Pennyと地球あっちこっち

日米カップルの国際転勤生活 ~ ただいまラオス

禁断の「あの手」で

とあるアメリカのオフィスで、従業員に賞を授与する恒例行事があった。仕事ぶりを褒めたたえてモチベーションを上げてもらうためのもので、受賞者の選考はけっこう真面目にやっている。各部の長が推薦文を書いて上にあげ、審査のうえ受賞者が決まるわけだが、各部ではスタッフの数だけ推薦文を用意するので、鉛筆なめなめ作文する部門長の負担はバカにならない。

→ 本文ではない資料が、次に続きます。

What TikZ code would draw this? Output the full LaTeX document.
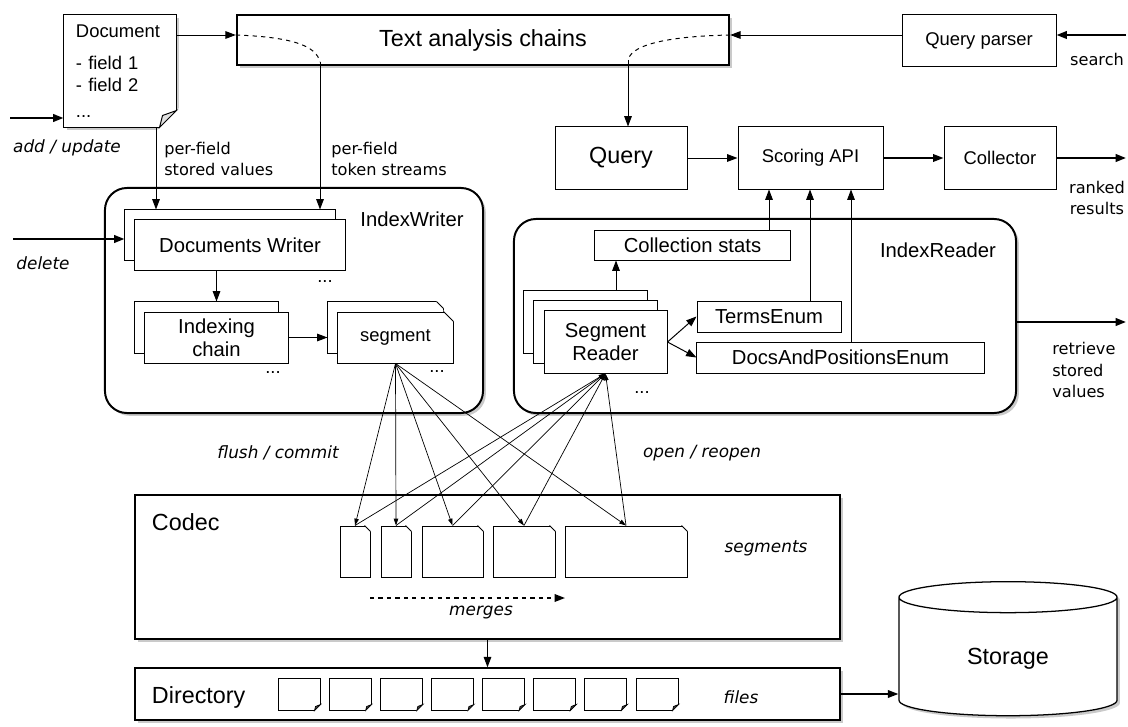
\documentclass[tikz,border=0pt]{standalone}
\usepackage{fontspec}
\setmainfont{Liberation Sans}
\newfontfamily\notefont{DejaVu Sans}
\usetikzlibrary{shapes,shadows,arrows.meta,calc}

\tikzset{
  box/.style={shape=rectangle,draw=black,fill=white,align=center,inner sep=0pt,line width=0.7pt},
  shadowed/.style={drop shadow={shadow xshift=0.07cm,shadow yshift=-0.07cm,opacity=0.35,fill=black!60}},
  frame/.style={box,rounded corners=0.55cm,line width=1.4pt,shadowed},
  stackone/.style={copy shadow={fill=white,draw=black,line width=0.7pt,shadow xshift=-0.25cm,shadow yshift=0.25cm}},
  stacktwo/.style={copy shadow={fill=white,draw=black,line width=0.7pt,shadow xshift=-0.5cm,shadow yshift=0.5cm},stackone},
  fbig/.style={font=\fontsize{16.6}{20}\selectfont},
  fmid/.style={font=\fontsize{14.4}{16.5}\selectfont},
  fsmall/.style={font=\fontsize{13.1}{15.5}\selectfont},
  lbl/.style={font=\notefont\fontsize{11.5}{15}\selectfont,align=left,inner sep=0pt},
  ilbl/.style={font=\notefont\itshape\fontsize{12}{15}\selectfont,inner sep=0pt},
  arrow/.style={draw=black,line width=0.7pt,-{Triangle[length=0.26cm,width=0.19cm]}},
  bigarrow/.style={arrow,line width=1.5pt},
  fanarrow/.style={draw=black,line width=0.5pt,-{Triangle[length=0.17cm,width=0.11cm]}}
}

\begin{document}
\begin{tikzpicture}[x=0.025cm,y=-0.025cm]
\useasboundingbox (0,0) rectangle (1128,727);
\node[box,shadowed,fsmall,minimum width=2.8cm,minimum height=2.8cm,text width=2.2cm,align=left] (doc) at (120,71) {Document\\[7pt]- field 1\\- field 2\\[3pt]...};
\node[box,line width=1.6pt,shadowed,fbig,minimum width=12.3cm,minimum height=1.25cm] (tac) at (483,40) {Text analysis chains};
\node[box,fsmall,minimum width=3.85cm,minimum height=1.275cm] (qp) at (979,40.5) {Query parser};
\node[box,fbig,minimum width=3.3cm,minimum height=1.55cm] (qry) at (621,158) {Query};
\node[box,fsmall,minimum width=3.625cm,minimum height=1.55cm] (sapi) at (810.5,158) {Scoring API};
\node[box,fsmall,minimum width=2.8cm,minimum height=1.55cm] (coll) at (1000,158) {Collector};

\node[frame,minimum width=9.45cm,minimum height=5.625cm] (iw) at (294,300.5) {};
\node[fmid] (iwl) at (412,219) {IndexWriter};
\node[box,stackone,fmid,minimum width=5.25cm,minimum height=1.25cm] (dw) at (240,245) {Documents Writer};
\node[box,stackone,fmid,minimum width=3.575cm,minimum height=1.275cm] (ic) at (216.5,337.5) {Indexing\\chain};
\node[box,stackone,fsmall,minimum width=2.875cm,minimum height=1.275cm] (seg) at (395.5,337.5) {segment};
\node[fsmall] (dwd) at (325,282) {...};
\node[fsmall] (icd) at (273,373) {...};
\node[fsmall] (segd) at (437,372) {...};

\node[frame,minimum width=12.55cm,minimum height=4.85cm] (ir) at (765,316) {};
\node[fmid] (irl) at (938,250) {IndexReader};
\node[box,fmid,minimum width=4.875cm,minimum height=0.75cm] (cs) at (692.5,245) {Collection stats};
\node[box,stacktwo,fmid,minimum width=3.075cm,minimum height=1.55cm] (sr) at (605.5,342) {Segment\\Reader};
\node[box,fmid,minimum width=3.6cm,minimum height=0.775cm] (te) at (769,316.5) {TermsEnum};
\node[box,fmid,minimum width=7.175cm,minimum height=0.775cm] (dpe) at (840.5,357.5) {DocsAndPositionsEnum};
\node[fsmall] (srd) at (642,393) {...};

\node[box,line width=1pt,shadowed,minimum width=17.625cm,minimum height=3.6cm] (codec) at (487.5,567) {};
\node[fbig,anchor=west] (codecl) at (147,522) {Codec};
\foreach \n/\x/\w in {s1/355/0.75cm,s2/396/0.75cm,s3/452.5/1.525cm,s4/524/1.55cm,s5/626/3.05cm}
  \node[box,minimum width=\w,minimum height=1.275cm] (\n) at (\x,551.5) {};
\node[ilbl] (segl) at (766,548) {segments};
\node[ilbl] (mrgl) at (481,613) {merges};
\coordinate (mrgA) at (370,598);
\coordinate (mrgB) at (565,598);

\node[box,line width=1pt,shadowed,minimum width=17.625cm,minimum height=1.3cm] (dir) at (487.5,694) {};
\node[fbig,anchor=west] (dirl) at (147,697) {Directory};
\foreach \i in {1,...,8}
  \node[box,minimum width=1.05cm,minimum height=0.8cm] (f\i) at ({299+51.15*(\i-1)},694) {};
\node[ilbl] (filesl) at (741,697) {files};
\node[shape=cylinder,shape border rotate=90,aspect=0.34,draw=black,fill=white,line width=0.9pt,shadowed,fbig,minimum width=5.45cm,minimum height=3.35cm] (stor) at (1008,659) {Storage};

\node[ilbl] (addl) at (67,148) {add / update};
\node[ilbl] (dell) at (43,263) {delete};
\node[lbl,anchor=west] (svl) at (164,159) {per-field\\stored values};
\node[lbl,anchor=west] (tsl) at (331,159) {per-field\\token streams};
\node[lbl] (srchl) at (1097,59) {search};
\node[lbl,align=center] (rnkl) at (1097,198) {ranked\\results};
\node[lbl,anchor=west] (retl) at (1052,370) {retrieve\\stored\\values};
\node[ilbl] (fcl) at (278,453) {flush / commit};
\node[ilbl] (orl) at (702,453) {open / reopen};

\coordinate (row) at (0,35);
\coordinate (addin) at (10,118);
\coordinate (delin) at (13,239);
\coordinate (srch) at (1126,35);
\coordinate (rnk) at (1126,158);
\coordinate (ret) at (1126,322);
\coordinate (tsin) at (320,62);
\coordinate (qin) at (628,60);

\fill[white] ($(doc.south east)+(4,-21)$) -- ($(doc.south east)+(4,4)$) -- ($(doc.south east)+(-21,4)$) -- cycle;
\filldraw[fill=black!12,line width=0.7pt] ($(doc.south east)+(0,-17)$) -- ($(doc.south east)+(-14,-12)$) -- ($(doc.south east)+(-17,0)$) -- cycle;
\foreach \d/\c in {10/7,0/10} {
  \fill[white] ($(seg.north east)+(-\d,-\d)+(-\c-1,-1)$) -- ($(seg.north east)+(-\d,-\d)+(1,-1)$) -- ($(seg.north east)+(-\d,-\d)+(1,\c+1)$) -- cycle;
  \draw[line width=0.7pt] ($(seg.north east)+(-\d,-\d)+(-\c,0)$) -- ($(seg.north east)+(-\d,-\d)+(0,\c)$);
}
\foreach \n in {s1,s2,s3,s4,s5} {
  \fill[white] ($(\n.north east)+(-7,-1)$) -- ($(\n.north east)+(1,-1)$) -- ($(\n.north east)+(1,7)$) -- cycle;
  \draw[line width=0.7pt] ($(\n.north east)+(-6,0)$) -- ($(\n.north east)+(0,6)$);
}
\foreach \i in {1,...,8} {
  \fill[white] ($(f\i.south east)+(1,-7)$) -- ($(f\i.south east)+(1,1)$) -- ($(f\i.south east)+(-7,1)$) -- cycle;
  \filldraw[fill=black!75,line width=0.5pt] ($(f\i.south east)+(0,-6)$) -- ($(f\i.south east)+(-5,-4)$) -- ($(f\i.south east)+(-6,0)$) -- cycle;
}

\draw[bigarrow] (addin) -- (addin -| doc.west);
\draw[arrow] (doc.east |- row) -- (tac.west |- row);
\draw[dashed,line width=0.7pt] (tac.west |- row) .. controls (290,37) and (316,45) .. (tsin);
\draw[arrow] (tsin) -- ([yshift=0.25cm]dw.north -| tsin);
\draw[arrow] (doc.south -| 156,0) -- ([yshift=0.25cm]dw.north -| 156,0);
\draw[arrow] (qp.west |- row) -- (tac.east |- row);
\draw[dashed,line width=0.7pt] (tac.east |- row) .. controls (680,36) and (632,42) .. (qin);
\draw[arrow] (qin) -- (qin |- qry.north);
\draw[bigarrow] (srch) -- (srch -| qp.east);
\draw[arrow] (qry.east) -- (sapi.west);
\draw[arrow,line width=1.1pt] (sapi.east) -- (coll.west);
\draw[bigarrow] (coll.east) -- (rnk);
\draw[arrow] (cs.north -| 769,0) -- (sapi.south -| 769,0);
\draw[arrow] (te.north -| 810,0) -- (sapi.south -| 810,0);
\draw[arrow] (dpe.north -| 851,0) -- (sapi.south -| 851,0);
\draw[arrow] ([yshift=0.5cm]sr.north -| 616,0) -- (cs.south -| 616,0);
\draw[arrow] (sr.east) -- (te.west);
\draw[arrow] (sr.east) -- (dpe.west);
\draw[bigarrow] (ir.east |- ret) -- (ret);
\draw[bigarrow] (delin) -- ([xshift=-0.25cm]dw.west |- delin);
\draw[arrow] (dw.south -| ic.north) -- ([yshift=0.25cm]ic.north);
\draw[arrow] (ic.east) -- ([xshift=-0.25cm]seg.west);
\foreach \s in {s1,s2,s3,s4,s5} {
  \draw[fanarrow] (seg.south) -- (\s.north);
  \draw[fanarrow] (\s.north) -- (sr.south);
}
\draw[arrow,line width=1.1pt,dashed] (mrgA) -- (mrgB);
\draw[arrow] (codec.south) -- (dir.north);
\draw[arrow,line width=1.1pt] (dir.east) -- (dir.east -| stor.west);
\end{tikzpicture}
\end{document}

そうでなくても激務でやせ細るほど忙しいある部門長は、この作業が重要な職務であることはわかっていても、なんとか負担を軽減する方法はないものかと考え、一計を案じた。作文材料をAIに放り込み、〇〇文字以内の推薦文を書けと命令したところ、じゅうぶんに使用にたえるものが出力されてきた。

AIがこうした要約作業を得意としていることはよく知られているが、ふだんから文書づくりにうるさいタイプの部門長が「これ、ほとんどこのまま使えるじゃん!」と目を見張ったというのだから、なかなか馬鹿にならない。でもまさか本筋の業務でAI作文してねえだろうなって?うーん、今はまだそういう感覚だが、十年もたてば「昔のひとはそう思ってた」になってるかも。

一方で、今はまだ使っちゃいけないところでAIに頼ったせいで大コケした若者がいる。その学生は、上記の部門長が仕切るプロジェクト(奨学金的なもの)への参加を希望し、志望動機などをまとめた文章を提出してきた。

もうおわかりかと思うが、この学生はAIを使ってしまった。応募要領にはAIの使用禁止が明記してあるというのに、誘惑に負けてしまった。だが、審査する側は、すでに多くの大学などで行われているのと同じく、提出された文章のすべてをAIチェッカーにかけている。この学生の場合、「AIが書いた文章である可能性90%以上」と判定され、応募は却下されてしまった。それどころか、この学生の名前は主催団体のブラックリストに載り、今後いっさいの応募をお断わりされてしまうだろう。

作文なんて誰に書かせても同じことじゃんと思う方もおられるかもしれない。そうだよね。これも「昔のひとは」のひとつになるかも。イヤフォン式の同時通訳機が普及したら、ひとっことも理解してない言語で自在にコミュニケーションし、外国の大学ですらそれで卒業できる時代が来るかもしれない。それは教育の概念を根本から変えるような出来事じゃないか。

さしあたり我が家では、ペニーさんの「わんわん」「きゅううう」が人間語に変換される日が来たら最高と思っており。